** Start **
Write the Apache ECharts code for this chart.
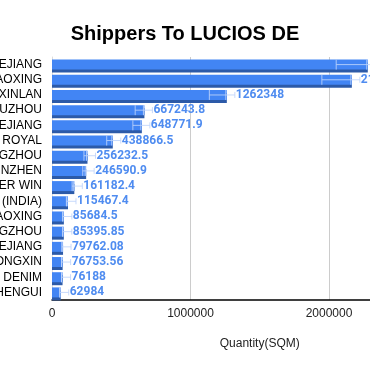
<!DOCTYPE html>
<html>
<head>
<meta charset="utf-8">
<script src="https://cdn.jsdelivr.net/npm/echarts@6/dist/echarts.min.js"></script>
<style>html,body{margin:0;padding:0;background:#fff}#c{width:370px;height:371px}</style>
</head>
<body>
<div id="c"></div>
<script>
var categories = ['EJIANG','AOXING','XINLAN','UZHOU','EJIANG','ROYAL','GZHOU','NZHEN','ER WIN','(INDIA)','AOXING','GZHOU','EJIANG','ONGXIN','DENIM','HENGUI'];
var values = [2280000, 2165000, 1262348, 667243.8, 648771.9, 438866.5, 256232.5, 246590.9, 161182.4, 115467.4, 85684.5, 85395.85, 79762.08, 76753.56, 76188, 62984];
var xTicks = [0, 1000000, 2000000, 3000000];

var chart = echarts.init(document.getElementById('c'), null, {renderer: 'canvas'});
var hData = values.map(function (v, i) { return [v, i]; });

chart.setOption({
  animation: false,
  title: {
    text: 'Shippers To LUCIOS DE',
    left: 'center',
    top: 19,
    textStyle: {fontFamily: 'Liberation Sans', fontSize: 20, fontWeight: 'bold', color: '#000'}
  },
  grid: {left: 52, width: 415.5, top: 57, height: 243, containLabel: false, outerBoundsMode: 'none'},
  xAxis: {
    type: 'value',
    min: xTicks[0],
    max: xTicks[xTicks.length - 1],
    interval: 1000000,
    name: 'Quantity(SQM)',
    nameLocation: 'middle',
    nameGap: 38,
    nameTextStyle: {fontFamily: 'Liberation Sans', fontSize: 12, color: '#222'},
    axisLine: {show: true, lineStyle: {color: '#000', width: 1.5}},
    axisTick: {show: false},
    axisLabel: {fontFamily: 'Liberation Sans', fontSize: 12, color: '#222', margin: 8,
      formatter: function (v) { return String(v); }},
    splitLine: {show: true, lineStyle: {color: '#ccc'}}
  },
  yAxis: {
    type: 'category',
    inverse: true,
    data: categories,
    axisLine: {show: true, lineStyle: {color: '#ddd'}},
    axisTick: {show: false},
    axisLabel: {fontFamily: 'Liberation Sans', fontSize: 12, color: '#000', margin: 10, interval: 0, hideOverlap: false}
  },
  series: [
    {
      type: 'bar',
      data: values,
      barWidth: 10,
      itemStyle: {
        color: '#4285f4',
        shadowColor: '#2c5aa8',
        shadowOffsetY: 3,
        shadowOffsetX: 0,
        shadowBlur: 0
      },
      label: {
        show: true,
        position: 'right',
        distance: 9,
        fontFamily: 'Roboto',
        fontWeight: 'bold',
        fontSize: 12,
        color: '#4f8cf0'
      },
      labelLayout: {hideOverlap: false},
      z: 2
    },
    {
      type: 'custom',
      data: hData,
      encode: {x: 0, y: 1},
      z: 3,
      silent: true,
      renderItem: function (params, api) {
        var v = api.value(0);
        var c = api.value(1);
        var pEnd = api.coord([v, c]);
        var pStart = api.coord([v * 0.9, c]);
        var y = pEnd[1];
        var col = 'rgba(190,212,250,0.85)';
        return {
          type: 'group',
          children: [
            {type: 'line', shape: {x1: pStart[0], y1: y - 5, x2: pStart[0], y2: y + 5}, style: {stroke: col, lineWidth: 1}},
            {type: 'line', shape: {x1: pEnd[0] - 1, y1: y - 5, x2: pEnd[0] - 1, y2: y + 5}, style: {stroke: col, lineWidth: 1}},
            {type: 'line', shape: {x1: pStart[0], y1: y, x2: pEnd[0] + 8, y2: y}, style: {stroke: col, lineWidth: 1}},
            {type: 'line', shape: {x1: pEnd[0] + 8, y1: y - 3, x2: pEnd[0] + 8, y2: y + 3}, style: {stroke: col, lineWidth: 1}}
          ]
        };
      }
    }
  ]
});
</script>
</body>
</html>
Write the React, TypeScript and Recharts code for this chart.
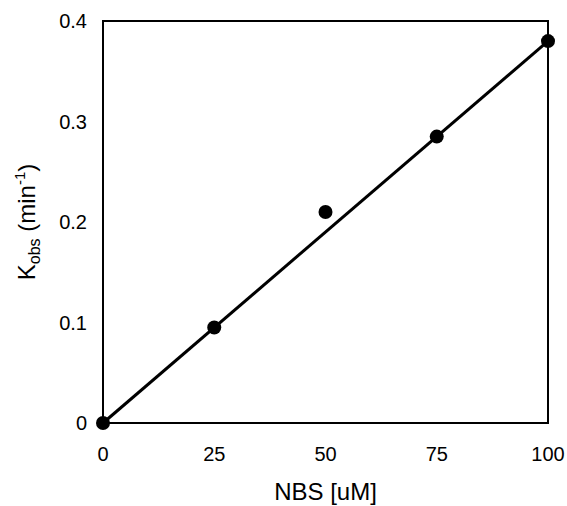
import React from 'react';
import { ComposedChart, Line, Scatter, XAxis, YAxis, ReferenceArea } from 'recharts';

const nbs = [0, 25, 50, 75, 100];
const kobs = [0, 0.095, 0.21, 0.285, 0.38];
const fitX = [0, 100];
const fitY = [0, 0.38];
const xTicks = [0, 25, 50, 75, 100];
const yTicks = [0, 0.1, 0.2, 0.3, 0.4];

const points = nbs.map((x, i) => ({ x, y: kobs[i] }));
const fit = fitX.map((x, i) => ({ x, fit: fitY[i] }));

const font = 'Liberation Sans, Arial, sans-serif';

const YLabel = (props: any) => {
  const vb = props.viewBox || {};
  const cy = vb.y + vb.height / 2;
  const bx = 35;
  return (
    <text
      x={bx}
      y={cy}
      transform={`rotate(-90, ${bx}, ${cy})`}
      textAnchor="middle"
      fontFamily={font}
      fontSize={24}
      fill="#000"
    >
      K
      <tspan fontSize={16} dy={5}>obs</tspan>
      <tspan dy={-5}> (min</tspan>
      <tspan fontSize={15} dy={-10}>-1</tspan>
      <tspan dy={10}>)</tspan>
    </text>
  );
};

const App: React.FC = () => {
  return (
    <div style={{ position: 'absolute', left: 0, top: 0, background: '#fff' }}>
      <ComposedChart
        width={567}
        height={506}
        margin={{ top: 21, right: 19, bottom: 0, left: 0 }}
      >
        <XAxis
          dataKey="x"
          type="number"
          domain={[0, 100]}
          ticks={xTicks}
          height={83}
          axisLine={false}
          tickLine={false}
          tickSize={10}
          tickMargin={14}
          tick={{ fill: '#000', fontSize: 20, fontFamily: font }}
          label={{
            value: 'NBS [uM]',
            position: 'insideBottom',
            offset: 6,
            fill: '#000',
            fontSize: 24,
            fontFamily: font,
          }}
        />
        <YAxis
          type="number"
          domain={[0, 0.4]}
          ticks={yTicks}
          width={103}
          axisLine={false}
          tickLine={false}
          tickSize={8}
          tickMargin={8}
          tick={{ fill: '#000', fontSize: 20, fontFamily: font }}
          label={<YLabel />}
        />
        <ReferenceArea
          x1={0}
          x2={100}
          y1={0}
          y2={0.4}
          fill="none"
          stroke="#000"
          strokeWidth={2}
          fillOpacity={0}
        />
        <Line
          data={fit}
          dataKey="fit"
          stroke="#000"
          strokeWidth={3}
          dot={false}
          isAnimationActive={false}
        />
        <Scatter
          data={points}
          dataKey="y"
          fill="#000"
          shape={(p: any) => <circle cx={p.cx} cy={p.cy} r={7} fill="#000" />}
          isAnimationActive={false}
        />
      </ComposedChart>
    </div>
  );
};

export default App;
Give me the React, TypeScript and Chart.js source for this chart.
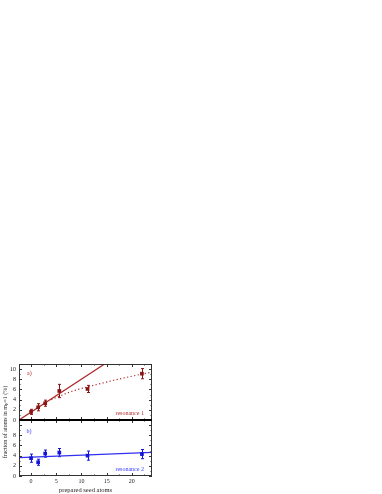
** End **
§ **WORK TO DO**
Give the material again exactly as it is, but keep the pictures out.

§ **THE SOLUTION**
Write the Apache ECharts code for this chart.
<!DOCTYPE html>
<html>
<head>
<meta charset="utf-8">
<script src="https://cdn.jsdelivr.net/npm/echarts@6/dist/echarts.min.js"></script>
<style>html,body{margin:0;padding:0;background:#fff}#c{width:370px;height:371px}</style>
</head>
<body>
<div id="c"></div>
<script>
var categories = ['EJIANG','AOXING','XINLAN','UZHOU','EJIANG','ROYAL','GZHOU','NZHEN','ER WIN','(INDIA)','AOXING','GZHOU','EJIANG','ONGXIN','DENIM','HENGUI'];
var values = [2280000, 2165000, 1262348, 667243.8, 648771.9, 438866.5, 256232.5, 246590.9, 161182.4, 115467.4, 85684.5, 85395.85, 79762.08, 76753.56, 76188, 62984];
var xTicks = [0, 1000000, 2000000, 3000000];

var chart = echarts.init(document.getElementById('c'), null, {renderer: 'canvas'});
var hData = values.map(function (v, i) { return [v, i]; });

chart.setOption({
  animation: false,
  title: {
    text: 'Shippers To LUCIOS DE',
    left: 'center',
    top: 19,
    textStyle: {fontFamily: 'Liberation Sans', fontSize: 20, fontWeight: 'bold', color: '#000'}
  },
  grid: {left: 52, width: 415.5, top: 57, height: 243, containLabel: false, outerBoundsMode: 'none'},
  xAxis: {
    type: 'value',
    min: xTicks[0],
    max: xTicks[xTicks.length - 1],
    interval: 1000000,
    name: 'Quantity(SQM)',
    nameLocation: 'middle',
    nameGap: 38,
    nameTextStyle: {fontFamily: 'Liberation Sans', fontSize: 12, color: '#222'},
    axisLine: {show: true, lineStyle: {color: '#000', width: 1.5}},
    axisTick: {show: false},
    axisLabel: {fontFamily: 'Liberation Sans', fontSize: 12, color: '#222', margin: 8,
      formatter: function (v) { return String(v); }},
    splitLine: {show: true, lineStyle: {color: '#ccc'}}
  },
  yAxis: {
    type: 'category',
    inverse: true,
    data: categories,
    axisLine: {show: true, lineStyle: {color: '#ddd'}},
    axisTick: {show: false},
    axisLabel: {fontFamily: 'Liberation Sans', fontSize: 12, color: '#000', margin: 10, interval: 0, hideOverlap: false}
  },
  series: [
    {
      type: 'bar',
      data: values,
      barWidth: 10,
      itemStyle: {
        color: '#4285f4',
        shadowColor: '#2c5aa8',
        shadowOffsetY: 3,
        shadowOffsetX: 0,
        shadowBlur: 0
      },
      label: {
        show: true,
        position: 'right',
        distance: 9,
        fontFamily: 'Roboto',
        fontWeight: 'bold',
        fontSize: 12,
        color: '#4f8cf0'
      },
      labelLayout: {hideOverlap: false},
      z: 2
    },
    {
      type: 'custom',
      data: hData,
      encode: {x: 0, y: 1},
      z: 3,
      silent: true,
      renderItem: function (params, api) {
        var v = api.value(0);
        var c = api.value(1);
        var pEnd = api.coord([v, c]);
        var pStart = api.coord([v * 0.9, c]);
        var y = pEnd[1];
        var col = 'rgba(190,212,250,0.85)';
        return {
          type: 'group',
          children: [
            {type: 'line', shape: {x1: pStart[0], y1: y - 5, x2: pStart[0], y2: y + 5}, style: {stroke: col, lineWidth: 1}},
            {type: 'line', shape: {x1: pEnd[0] - 1, y1: y - 5, x2: pEnd[0] - 1, y2: y + 5}, style: {stroke: col, lineWidth: 1}},
            {type: 'line', shape: {x1: pStart[0], y1: y, x2: pEnd[0] + 8, y2: y}, style: {stroke: col, lineWidth: 1}},
            {type: 'line', shape: {x1: pEnd[0] + 8, y1: y - 3, x2: pEnd[0] + 8, y2: y + 3}, style: {stroke: col, lineWidth: 1}}
          ]
        };
      }
    }
  ]
});
</script>
</body>
</html>
Write the React, TypeScript and Recharts code for this chart.
import React from 'react';
import { ComposedChart, Line, Scatter, XAxis, YAxis, ReferenceArea } from 'recharts';

const nbs = [0, 25, 50, 75, 100];
const kobs = [0, 0.095, 0.21, 0.285, 0.38];
const fitX = [0, 100];
const fitY = [0, 0.38];
const xTicks = [0, 25, 50, 75, 100];
const yTicks = [0, 0.1, 0.2, 0.3, 0.4];

const points = nbs.map((x, i) => ({ x, y: kobs[i] }));
const fit = fitX.map((x, i) => ({ x, fit: fitY[i] }));

const font = 'Liberation Sans, Arial, sans-serif';

const YLabel = (props: any) => {
  const vb = props.viewBox || {};
  const cy = vb.y + vb.height / 2;
  const bx = 35;
  return (
    <text
      x={bx}
      y={cy}
      transform={`rotate(-90, ${bx}, ${cy})`}
      textAnchor="middle"
      fontFamily={font}
      fontSize={24}
      fill="#000"
    >
      K
      <tspan fontSize={16} dy={5}>obs</tspan>
      <tspan dy={-5}> (min</tspan>
      <tspan fontSize={15} dy={-10}>-1</tspan>
      <tspan dy={10}>)</tspan>
    </text>
  );
};

const App: React.FC = () => {
  return (
    <div style={{ position: 'absolute', left: 0, top: 0, background: '#fff' }}>
      <ComposedChart
        width={567}
        height={506}
        margin={{ top: 21, right: 19, bottom: 0, left: 0 }}
      >
        <XAxis
          dataKey="x"
          type="number"
          domain={[0, 100]}
          ticks={xTicks}
          height={83}
          axisLine={false}
          tickLine={false}
          tickSize={10}
          tickMargin={14}
          tick={{ fill: '#000', fontSize: 20, fontFamily: font }}
          label={{
            value: 'NBS [uM]',
            position: 'insideBottom',
            offset: 6,
            fill: '#000',
            fontSize: 24,
            fontFamily: font,
          }}
        />
        <YAxis
          type="number"
          domain={[0, 0.4]}
          ticks={yTicks}
          width={103}
          axisLine={false}
          tickLine={false}
          tickSize={8}
          tickMargin={8}
          tick={{ fill: '#000', fontSize: 20, fontFamily: font }}
          label={<YLabel />}
        />
        <ReferenceArea
          x1={0}
          x2={100}
          y1={0}
          y2={0.4}
          fill="none"
          stroke="#000"
          strokeWidth={2}
          fillOpacity={0}
        />
        <Line
          data={fit}
          dataKey="fit"
          stroke="#000"
          strokeWidth={3}
          dot={false}
          isAnimationActive={false}
        />
        <Scatter
          data={points}
          dataKey="y"
          fill="#000"
          shape={(p: any) => <circle cx={p.cx} cy={p.cy} r={7} fill="#000" />}
          isAnimationActive={false}
        />
      </ComposedChart>
    </div>
  );
};

export default App;
Give me the React, TypeScript and Chart.js source for this chart.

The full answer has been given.